Diageo folded its Africa division into a combined Europe and Africa unit in mid-May, and Africa president Hina Nagarajan is leaving the business as part of the restructuring. The move, confirmed by Diageo as part of CEO Dave Lewis’s broader cost-cutting overhaul, ends Africa’s run as a standalone reporting region inside one of the few major drinks groups that gave the continent its own executive seat.
It also revived a debate that Lagos-based FMCG strategist Ben Longman framed in a LinkedIn post this week: for most global consumer goods companies, Africa’s 1.6 billion people barely register on the balance sheet. Longman estimates Nestlé, Unilever, PepsiCo, Procter & Gamble, and Mondelez each draw under 5% of revenue from the continent, with P&G closer to 1-2%. Diageo, he notes, sits at the higher end among its peers, with Africa accounting for roughly 9% of group sales; Heineken sits higher still at 13-14%, AB InBev around 7%, and Coca-Cola near 5-6%.

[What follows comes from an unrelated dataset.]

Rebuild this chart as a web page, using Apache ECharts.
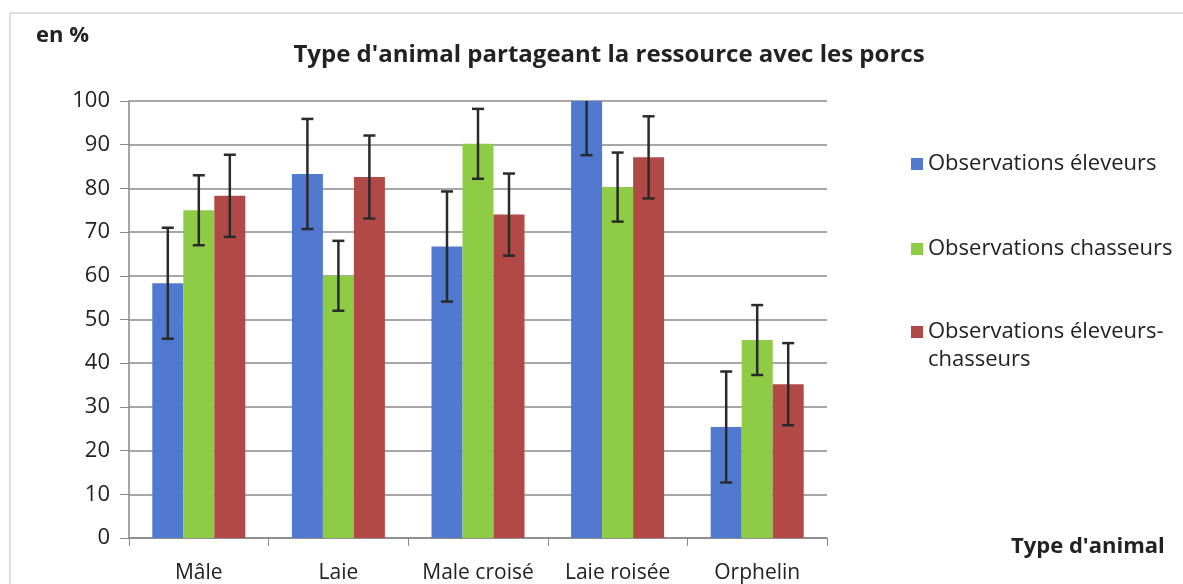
<!DOCTYPE html>
<html>
<head>
<meta charset="utf-8">
<title>Type d'animal partageant la ressource avec les porcs</title>
<script src="https://cdn.jsdelivr.net/npm/echarts@6/dist/echarts.min.js"></script>
<style>
  html, body { margin: 0; padding: 0; background: #fff; }
  #chart { width: 1183px; height: 584px; }
</style>
</head>
<body>
<div id="chart"></div>
<script>
// catégories et valeurs (en %)
var categories = ['Mâle', 'Laie', 'Male croisé', 'Laie roisée', 'Orphelin'];
var seriesNames = ['Observations éleveurs', 'Observations chasseurs', 'Observations éleveurs-chasseurs'];
var eleveurs = [58.3, 83.3, 66.7, 100, 25.4];
var chasseurs = [75, 60, 90.2, 80.3, 45.3];
var eleveursChasseurs = [78.3, 82.6, 74, 87.1, 35.2];
// demi-largeur des barres d'erreur
var errEleveurs = [12.7, 12.6, 12.6, 12.4, 12.7];
var errChasseurs = [8, 8, 8, 7.9, 8];
var errEleveursChasseurs = [9.4, 9.5, 9.4, 9.4, 9.4];

var colors = ['#5279d0', '#8fcc45', '#b14a46'];
var barW = 31;
var font = '"Open Sans", "Noto Sans", sans-serif';

var chart = echarts.init(document.getElementById('chart'));

// barre d'erreur en I, décalée selon la position de la barre dans le groupe
function errorSeries(name, values, errs, idx) {
    var data = values.map(function (v, i) {
        return [i, v - errs[i], v + errs[i]];
    });
    return {
        name: name,
        type: 'custom',
        z: 10,
        silent: true,
        clip: true,
        data: data,
        renderItem: function (params, api) {
            var x = api.value(0);
            var lo = api.coord([x, api.value(1)]);
            var hi = api.coord([x, api.value(2)]);
            var cx = lo[0] + (idx - 1) * barW;
            var cap = 6;
            var style = { stroke: '#2a2a2a', lineWidth: 2.5 };
            return {
                type: 'group',
                children: [
                    { type: 'line', shape: { x1: cx, y1: lo[1], x2: cx, y2: hi[1] }, style: style },
                    { type: 'line', shape: { x1: cx - cap, y1: lo[1], x2: cx + cap, y2: lo[1] }, style: style },
                    { type: 'line', shape: { x1: cx - cap, y1: hi[1], x2: cx + cap, y2: hi[1] }, style: style }
                ]
            };
        }
    };
}

function barSeries(name, values, idx) {
    return {
        name: name,
        type: 'bar',
        data: values,
        barWidth: barW,
        barGap: '0%',
        itemStyle: { color: colors[idx] }
    };
}

var legendBase = {
    orient: 'vertical',
    left: 906,
    itemWidth: 12,
    itemHeight: 12,
    itemGap: 57,
    icon: 'rect',
    textStyle: { fontSize: 22, color: '#222', fontFamily: font, lineHeight: 28 }
};

chart.setOption({
    backgroundColor: '#fff',
    animation: false,
    textStyle: { fontFamily: font },
    graphic: [
        {
            type: 'rect',
            shape: { x: 10, y: 13, width: 1190, height: 600 },
            style: { fill: 'none', stroke: '#bdbdbd', lineWidth: 1 }
        },
        {
            type: 'text', left: 36, top: 25,
            style: { text: 'en %', font: 'bold 22px ' + font, fill: '#222' }
        },
        {
            type: 'text', left: 1011, top: 536,
            style: { text: "Type d'animal", font: 'bold 22px ' + font, fill: '#222' }
        }
    ],
    title: {
        text: "Type d'animal partageant la ressource avec les porcs",
        left: 604,
        textAlign: 'center',
        top: 38,
        textStyle: { fontSize: 24, fontWeight: 'bold', color: '#222', fontFamily: font }
    },
    legend: [
        Object.assign({}, legendBase, { top: 145, data: seriesNames.slice(0, 2) }),
        Object.assign({}, legendBase, {
            top: 285,
            data: [seriesNames[2]],
            // ligne vide en tête : le carré reste aligné sur la première ligne de texte
            formatter: function () { return ' \nObservations éleveurs-\nchasseurs'; }
        })
    ],
    grid: { left: 129, right: 356, top: 101, bottom: 45 },
    xAxis: {
        type: 'category',
        data: categories,
        axisLine: { lineStyle: { color: '#888', width: 1.5 } },
        axisTick: { show: true, length: 8, lineStyle: { color: '#888' } },
        axisLabel: { interval: 0, fontSize: 21, color: '#222', margin: 25, fontFamily: font }
    },
    yAxis: {
        type: 'value',
        min: 0,
        max: 100,
        interval: 10,
        axisLine: { show: true, lineStyle: { color: '#888', width: 1.5 } },
        axisTick: { show: true, length: 9, lineStyle: { color: '#888' } },
        axisLabel: { fontSize: 22, color: '#222', margin: 19, fontFamily: font },
        splitLine: { lineStyle: { color: '#8a8a8a', width: 1.5 } }
    },
    series: [
        barSeries(seriesNames[0], eleveurs, 0),
        barSeries(seriesNames[1], chasseurs, 1),
        barSeries(seriesNames[2], eleveursChasseurs, 2),
        errorSeries(seriesNames[0], eleveurs, errEleveurs, 0),
        errorSeries(seriesNames[1], chasseurs, errChasseurs, 1),
        errorSeries(seriesNames[2], eleveursChasseurs, errEleveursChasseurs, 2)
    ]
});
</script>
</body>
</html>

Diageo’s own disclosures bear out the broader retreat. The company has been shedding African assets for two years, divesting Guinness Nigeria, Guinness Ghana Breweries, and Seychelles Breweries, and agreeing in December to sell its 65% stake in East African Breweries to Japan’s Asahi for $2.3 billion. Drinkabl.media’s coverage of that deal traced how the divestment was structured to cut Diageo’s net debt-to-EBITDA ratio, not to deepen its African footprint.
Longman’s argument is that the math looks different by 2030. Nigeria’s population growth alone will reshape the continent’s weight in global consumer forecasts, and slowing volume growth in saturated markets will push CEOs to look for new ones. His comparison point is P&G in China: the company entered in 1985 and opened its first Chinese R&D centre in 1998, a 13-year runway most boardrooms wouldn’t tolerate today, but one that built a market P&G now can’t afford to lose. P&G has no comparable R&D presence in Africa.
What makes the timing pointed is who is filling the gap. Longman points to FMCG companies from India, Turkey, Egypt, Indonesia, and Pakistan, middle-income markets with their own emerging-market playbooks, showing up at trade shows and committing local investment in ways Western multinationals have not matched. Diageo’s own pivot validates the pattern at the top: it isn’t deepening African investment, it’s merging the region into Europe to cut overhead. Drinkabl.media’s reporting on Diageo’s Nigerian marketing push earlier this month showed the company can still commit serious budget to the region when a single market like Nigeria justifies it; the question is whether that logic survives a leaner regional structure with no dedicated Africa president to defend it.
The next test is whether Diageo names a standalone Africa lead under the merged structure when Lewis lays out his full strategy in August, or whether the region settles into a permanent subordinate role inside Europe.